Founders must handle first 10 customers directly.

Why:

  1. Learn what customers actually need (not what you assume)
  2. Understand their language, pain points, urgency
  3. Build relationships that generate referrals
  4. Spot patterns for productization
  5. Ensure quality personally
  6. Develop intuition for good vs. bad fit

Surton First 10 (2019-2020):

  • I led technical delivery on all 10
  • My partner led business relationships
  • We both debriefed after every engagement
  • Patterns emerged: What works, what doesn’t, who we serve best

After First 10:

  • Hand off to team for execution
  • Stay close for first 3 months of any major client
  • Never fully delegate until team proves capability

The Handoff Protocol

Month 1-3: Founder-Led

  • Founder on every client call
  • Founder reviews every deliverable
  • Founder handles all escalations

Month 4-6: Shadow Mode

  • Team member leads, founder shadows
  • Founder available for questions
  • Quality check before client sees work

Month 7+: Monitored Independence

  • Team member owns relationship
  • Founder monthly check-in
  • Escalation path clear

The 5 Non-Negotiables Checklist

Before taking first client:

Partner:

  • Formal partnership agreement signed
  • Roles and decision rights documented
  • 3-month trial completed successfully
  • Shared values confirmed

Financial:

  • Unit economics modeled (margin, utilization)
  • Cash flow timing understood
  • 6+ months runway secured
  • Pricing strategy established

Capacity:

  • Confirm can deliver with current team
  • No hiring until demand proven
  • Contract-to-hire plan for growth

Quality:

  • Quality standards written
  • “Would we publish this?” test established
  • Criteria for saying no defined

Customer Contact:

  • Founder time blocked for first 10 clients
  • Handoff protocol documented
  • Relationship building prioritized

When Surton Can Help

If you’re:

  • Starting a services business
  • Choosing a partner
  • Modeling financials
  • Setting quality standards
  • Planning growth

Surton offers Services Business Consulting where we:

  1. Assess partnership fit
  2. Build financial models
  3. Define quality standards
  4. Create growth plans
  5. Implement founder-to-team handoffs

Typical engagement: 4-8 weeks, $20k-40k
ROI: Avoid costly early mistakes, accelerate path to sustainable growth



This is Surton’s definitive 2025 services business foundation guide. For the original newsletter version, see The Blueprint.

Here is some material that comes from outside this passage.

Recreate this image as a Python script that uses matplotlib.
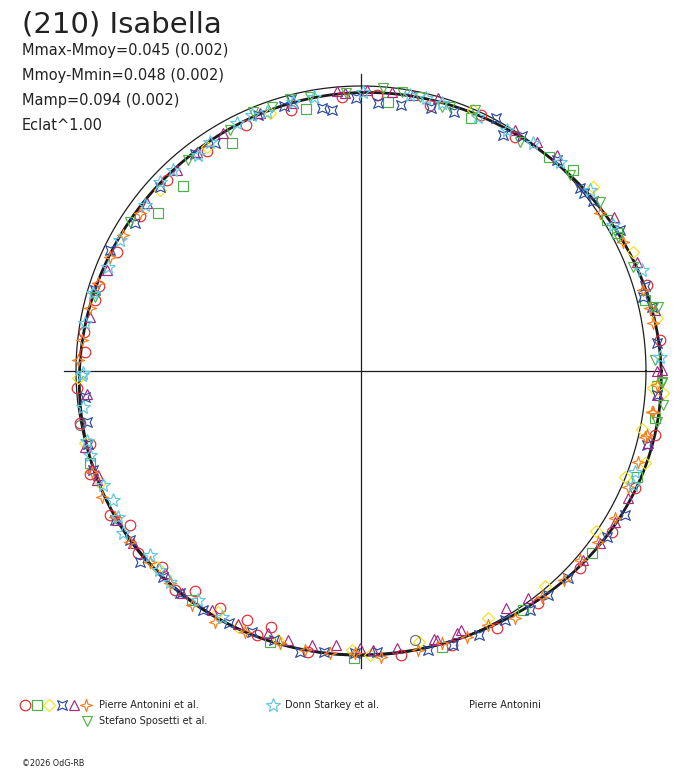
import numpy as np
import matplotlib
matplotlib.use("Agg")
import matplotlib.pyplot as plt
from matplotlib.path import Path

# ---------------- texts ----------------
title = "(210) Isabella"
stats_lines = ["Mmax-Mmoy=0.045 (0.002)", "Mmoy-Mmin=0.048 (0.002)",
               "Mamp=0.094 (0.002)", "Eclat^1.00"]
legend_labels = ["Pierre Antonini et al.", "Donn Starkey et al.",
                 "Pierre Antonini", "Stefano Sposetti et al."]
copyright_text = "\u00a92026 OdG-RB"

# ---------------- fitted light curve (Fourier, relative flux vs phase) ----------------
fit_a0 = 1.00147
fit_cos = [0.02663, 0.01695, 0.00614, 0.00204]
fit_sin = [-0.01568, 0.00456, -0.00614, -0.00102]

# ---------------- observations: phase (deg) and relative flux ----------------
red_phase = [94, 105, 115, 125, 135.5, 145, 154, 162, 165, 172, 176, 183.5, 190.5, 195,
             200.7, 209.8, 213.7, 219.3, 224.5, 229.7, 233, 239.3, 245.3, 248.4, 250.7,
             259.4, 278, 288.3, 297.8, 307.4, 318, 327.3, 336.8, 347.7, 5.9, 16.8, 56.7,
             64.8, 75.5, 86.7]
red_flux = [0.965, 0.949, 0.951, 0.944, 0.954, 0.946, 0.954, 0.968, 0.965, 0.982, 0.972,
            1.000, 1.004, 0.984, 1.018, 1.016, 0.974, 1.011, 0.981, 1.007, 0.968, 0.968,
            0.961, 0.996, 0.951, 1.002, 1.007, 1.014, 1.021, 1.025, 1.035, 1.046, 1.046,
            1.056, 1.054, 1.047, 0.984, 0.993, 0.965, 0.970]

gsq_phase = [119.5, 133.9, 142.1, 101.9, 84.3, 66.5, 48.8, 43.4, 31.6, 28.3, 14, 357,
             350.9, 339, 321.7, 304.2, 286.3, 268.7, 198.8, 233.5, 251.4]
gsq_flux = [0.919, 0.901, 0.902, 0.939, 0.949, 0.969, 0.999, 1.026, 1.012, 1.019, 1.027,
            1.039, 1.045, 1.036, 1.032, 1.014, 1.008, 1.008, 1.005, 0.999, 1.002]

yel_phase = [348.3, 342, 338.2, 325.8, 310.6, 297.1, 282, 271.8, 355.8, 268.1, 252.9,
             244.4, 239.3, 223.8, 203.3, 194.7, 181.5, 138, 124.5, 109.5, 66.7, 38.4,
             23.7, 10.1, 356.6]
yel_flux = [1.006, 1.048, 0.998, 0.997, 0.993, 0.975, 0.971, 0.997, 1.064, 0.980, 0.987,
            0.995, 0.982, 0.993, 0.997, 1.001, 0.992, 0.949, 0.955, 0.959, 0.997, 1.040,
            1.043, 1.054, 1.027]

blu_phase = [104.5, 98.5, 96.4, 91.1, 86.4, 81.5, 75.1, 70.2, 111.9, 106.3, 38.6, 55.6,
             61.8, 36.2, 122.7, 127.4, 137.5, 146.8, 154.3, 163, 185.3, 190.5, 194.9,
             200.3, 211.2, 216.2, 220.8, 226.1, 230.8, 236.6, 242.3, 247.3, 252, 257.7,
             262.4, 268.8, 273.2, 283.6, 288.6, 294, 300, 305.3, 309.9, 315, 326, 331.4,
             345.5, 355.4, 12.5, 5.4, 16.6, 39.8, 47.2, 28.6, 14.7, 58.9]
blu_flux = [0.986, 0.932, 0.921, 0.957, 0.941, 0.944, 0.954, 0.965, 0.968, 0.967, 0.999,
            0.999, 1.006, 1.008, 0.949, 0.960, 0.957, 0.947, 0.978, 0.975, 0.973, 0.979,
            0.990, 1.004, 1.009, 1.004, 1.024, 1.001, 1.006, 1.005, 1.000, 0.992, 0.993,
            1.008, 0.994, 0.991, 0.986, 1.007, 1.014, 1.014, 1.009, 1.027, 1.025, 1.029,
            1.040, 1.055, 1.035, 1.041, 1.045, 1.042, 1.039, 1.001, 1.010, 1.035, 1.024,
            0.967]

pur_phase = [0.2, 355.4, 345.9, 334.5, 329.3, 324.2, 319.6, 306.4, 301.5, 291.2, 285.7,
             277.3, 272.5, 269.8, 259.8, 264.8, 285.2, 290.2, 254.9, 250.5, 244.1, 238,
             231.1, 225.9, 217.1, 211.4, 202.4, 199.9, 168.7, 184.7, 195.3, 201.6, 158.3,
             142, 132.5, 126.8, 120.1, 111.4, 104.2, 93.3, 88.8, 83.7, 79.3, 74.2, 95,
             52.5, 47.8, 31.4, 21.6, 11.7, 57.4, 0.0]
pur_flux = [1.055, 1.047, 1.040, 1.039, 1.036, 1.034, 1.024, 0.990, 0.977, 0.975, 0.980,
            0.981, 0.980, 0.973, 0.977, 0.965, 0.974, 0.978, 0.978, 0.976, 0.985, 0.989,
            1.002, 0.988, 1.002, 1.004, 1.003, 1.005, 0.970, 0.966, 1.004, 0.991, 0.960,
            0.955, 0.957, 0.961, 0.964, 0.971, 0.969, 0.976, 0.986, 0.984, 0.986, 0.994,
            0.986, 1.014, 1.023, 1.038, 1.041, 1.054, 1.004, 1.038]

ora_phase = [352.1, 347, 341.9, 336.6, 329.9, 324.3, 319.2, 314.1, 308.7, 301.9, 296.6,
             291.7, 286.5, 281.6, 274.1, 263.7, 268.8, 258.7, 253.4, 246, 239.8, 234.1,
             228, 222.1, 216.5, 210.6, 205.9, 200.5, 161.5, 167, 173.7, 177.8, 155.5,
             150.2, 144.5, 33.4, 26.2, 9.3, 12.2, 16, 352, 347.4, 357.3]
ora_flux = [1.035, 1.023, 1.024, 1.022, 1.030, 1.026, 1.015, 1.021, 1.014, 1.022, 0.997,
            1.004, 0.996, 0.999, 1.005, 0.996, 0.991, 0.999, 0.997, 1.001, 1.018, 1.013,
            1.002, 0.998, 1.008, 1.003, 1.011, 1.009, 0.972, 0.976, 0.986, 0.993, 0.968,
            0.961, 0.953, 1.005, 1.026, 1.039, 1.038, 1.031, 1.030, 1.027, 1.039]

gtv_phase = [108.7, 104.7, 100.5, 93, 85.6, 81.7, 77.9, 73, 112.6, 118.5, 129.3, 147.1,
             164.4, 71.4, 66.4, 55.3, 43.2, 35.3, 27.6, 21, 12.4, 358, 353.6, 350.3,
             12.2, 2.1, 357.7]
gtv_flux = [0.979, 0.986, 0.979, 0.976, 0.995, 0.990, 0.985, 0.970, 0.985, 0.962, 0.957,
            0.965, 0.969, 0.979, 0.999, 0.979, 1.005, 1.028, 1.018, 1.023, 1.050, 1.056,
            1.067, 1.053, 1.067, 1.032, 1.056]

cya_phase = [163.8, 157.6, 151.5, 142.5, 136.7, 133, 127, 123.4, 116.6, 113.1, 110, 104.1,
             99.8, 89.5, 79.9, 73.2, 76.5, 65.2, 58.8, 52.9, 46.4, 38.3, 30.1, 19.8, 2.7,
             339.8, 337.3, 180.8, 187.3, 194.4, 197.2, 203.9, 207.5, 211, 214.3, 221.1,
             224.6, 227.8, 234.6, 240.5, 170.2, 180.5]
cya_flux = [0.978, 0.959, 0.962, 0.956, 0.969, 0.965, 0.949, 0.963, 0.972, 0.977, 0.968,
            0.974, 0.977, 0.980, 0.984, 0.981, 0.984, 0.982, 0.988, 1.002, 1.013, 1.024,
            1.023, 1.047, 1.050, 1.024, 1.036, 0.980, 0.982, 0.994, 0.995, 0.989, 0.980,
            0.993, 1.010, 0.982, 0.995, 0.998, 0.986, 0.991, 0.983, 0.974]

gry_phase = [190.9, 281.4]
gry_flux = [1.004, 0.963]

# ---------------- styles ----------------
star4 = Path([(0, 1), (0.24, 0.24), (1, 0), (0.24, -0.24), (0, -1), (-0.24, -0.24),
              (-1, 0), (-0.24, 0.24), (0, 1)], closed=True)
csq = Path([(1, 1), (0, 0.55), (-1, 1), (-0.55, 0), (-1, -1), (0, -0.55), (1, -1),
            (0.55, 0), (1, 1)], closed=True)

series = [
    (red_phase, red_flux, "o", "#e8262e", 7.6),
    (gsq_phase, gsq_flux, "s", "#4cb04a", 7.2),
    (yel_phase, yel_flux, "D", "#f2e41c", 6.2),
    (blu_phase, blu_flux, csq, "#2f4ea0", 7.0),
    (pur_phase, pur_flux, "^", "#a3287f", 7.8),
    (ora_phase, ora_flux, star4, "#f47d20", 8.8),
    (gry_phase, gry_flux, "o", "#707070", 7.2),
    (gtv_phase, gtv_flux, "v", "#52b347", 7.8),
    (cya_phase, cya_flux, "*", "#5fc6e0", 10.0),
]

W, H = 688, 768
fig = plt.figure(figsize=(W / 100, H / 100), dpi=100)
fig.patch.set_facecolor("white")

cx, cy, R = 361, 371, 285  # pixel centre and reference radius
lim = 1.2
ax = fig.add_axes([(cx - lim * R) / W, (H - cy - lim * R) / H, 2 * lim * R / W, 2 * lim * R / H])
ax.set_xlim(-lim, lim)
ax.set_ylim(-lim, lim)
ax.axis("off")

axis_extent = 1.042
ax.plot([-axis_extent, axis_extent], [0, 0], color="#1e1e1e", lw=0.9, zorder=1)
ax.plot([0, 0], [-axis_extent, axis_extent], color="#1e1e1e", lw=0.9, zorder=1)

t = np.linspace(0, 2 * np.pi, 721)
ax.plot(np.cos(t), np.sin(t), color="#1e1e1e", lw=0.9, zorder=1)

rfit = fit_a0 + sum(c * np.cos((k + 1) * t) + s * np.sin((k + 1) * t)
                    for k, (c, s) in enumerate(zip(fit_cos, fit_sin)))
ax.plot(rfit * np.cos(t), rfit * np.sin(t), color="#1a1a1a", lw=2.0, zorder=2)

for ph, fl, mk, col, ms in series:
    th = np.deg2rad(np.asarray(ph, float))
    fl = np.asarray(fl, float)
    ax.plot(fl * np.cos(th), fl * np.sin(th), linestyle="none", marker=mk, ms=ms,
            mfc="none", mec=col, mew=0.85, zorder=3)

# ---------------- texts ----------------
def px(x, y):
    return x / W, 1 - y / H

fig.text(*px(22, 32), title, fontsize=21, color="#222222", family="DejaVu Sans", va="baseline")
for i, line in enumerate(stats_lines):
    fig.text(*px(22, 55 + 25 * i), line, fontsize=10.5, color="#222222",
             family="DejaVu Sans", va="baseline")

# legend (manual, pixel overlay)
lax = fig.add_axes([0, 0, 1, 1])
lax.set_xlim(0, W)
lax.set_ylim(H, 0)
lax.axis("off")
leg_marks_row1 = [("o", "#e8262e", 7.6), ("s", "#4cb04a", 7.2), ("D", "#f2e41c", 6.2),
                  (csq, "#2f4ea0", 7.0), ("^", "#a3287f", 7.8), (star4, "#f47d20", 8.8)]
for i, (mk, col, ms) in enumerate(leg_marks_row1):
    lax.plot([25 + 12.2 * i], [705], marker=mk, ms=ms, mfc="none", mec=col, mew=0.85)
lax.plot([273], [705], marker="*", ms=10, mfc="none", mec="#5fc6e0", mew=0.85)
lax.plot([87], [721], marker="v", ms=7.8, mfc="none", mec="#52b347", mew=0.85)

lt = dict(fontsize=7, color="#222222", family="DejaVu Sans", va="center")
fig.text(*px(99, 705), legend_labels[0], **lt)
fig.text(*px(285, 705), legend_labels[1], **lt)
fig.text(*px(469, 705), legend_labels[2], **lt)
fig.text(*px(99, 721), legend_labels[3], **lt)
fig.text(*px(22, 763), copyright_text, fontsize=5.8, color="#222222", family="DejaVu Sans",
         va="center")

fig.savefig("out.png", dpi=100, facecolor="white")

Frequently asked questions

What are the 5 non-negotiables for starting a services business?

(1) Trusted partner with complementary skills—trust + different strengths, (2) Clear financial model from day one—understand unit economics, margins, and cash flow, (3) Hire in step with demand—never hire ahead of confirmed revenue, (4) High quality standards from first client—reputation compounds, (5) Close customer contact—founders handle first 10 customers directly. These foundations are hard to fix later; get them right from the start.

How do I choose the right business partner?

Look for: Trust (can you share stress, money, and risk without hesitation?), Complementary skills (they offset your weaknesses), Shared values (how you treat customers, employees, quality), Realistic expectations (both understand it's hard). Red flags: Vague role definitions, skill overlap without differentiation, different risk tolerance, untested relationship. Test: Work together on a small project before committing. Duration: 2-3 month trial, then decide.

What financial model do I need for a services business?

Know three numbers cold: (1) Gross margin per engagement—revenue minus direct costs (should be 50-70%), (2) Utilization rate—% of time billable (target 70-75%), (3) Cash flow timing—when you get paid vs. when you pay costs. Simple formula: [Billable hours] × [Hourly rate] × [Utilization] - [Overhead] = [Profit]. Example: 2 people × $150/hr × 75% utilization = $468k revenue - $200k overhead = $268k profit. Model this before taking first client.

When should I hire in a services business?

Never hire ahead of demand. Criteria: (1) 3+ months of confirmed backlog at current capacity, (2) 6+ months runway to survive if new hire takes 90 days to billable, (3) New hire can be 50%+ utilized within 60 days. Conservative approach: Contract first, convert to employee after 6+ months of consistent demand. Surton waited 8 months between first and second hire despite growth—ensured sustainable foundation.

How do I maintain quality standards from the start?

First 10 clients determine reputation for next 100. Standards: Do work you'd be proud to have your name on, even if only 3 people see it. Say no to bad-fit clients (wrong problem, unrealistic expectations, cheap). Document everything (creates asset, ensures consistency). Review every deliverable before client sees it. Ask for feedback and act on it. The standard you set with first client becomes the standard for all—raise it deliberately, never lower it to win work.

Why is customer contact critical for founders?

First 10 customers: Founders must deliver directly. Why? Learn what customers actually need (not what you think), understand their language and pain, build relationships that generate referrals, spot patterns for productization, ensure quality personally. After 10: Hand off to team but stay close. Surton rule: Founders involved in first 3 months of any major client, then transition. Never fully delegate until team has proven they can deliver without you.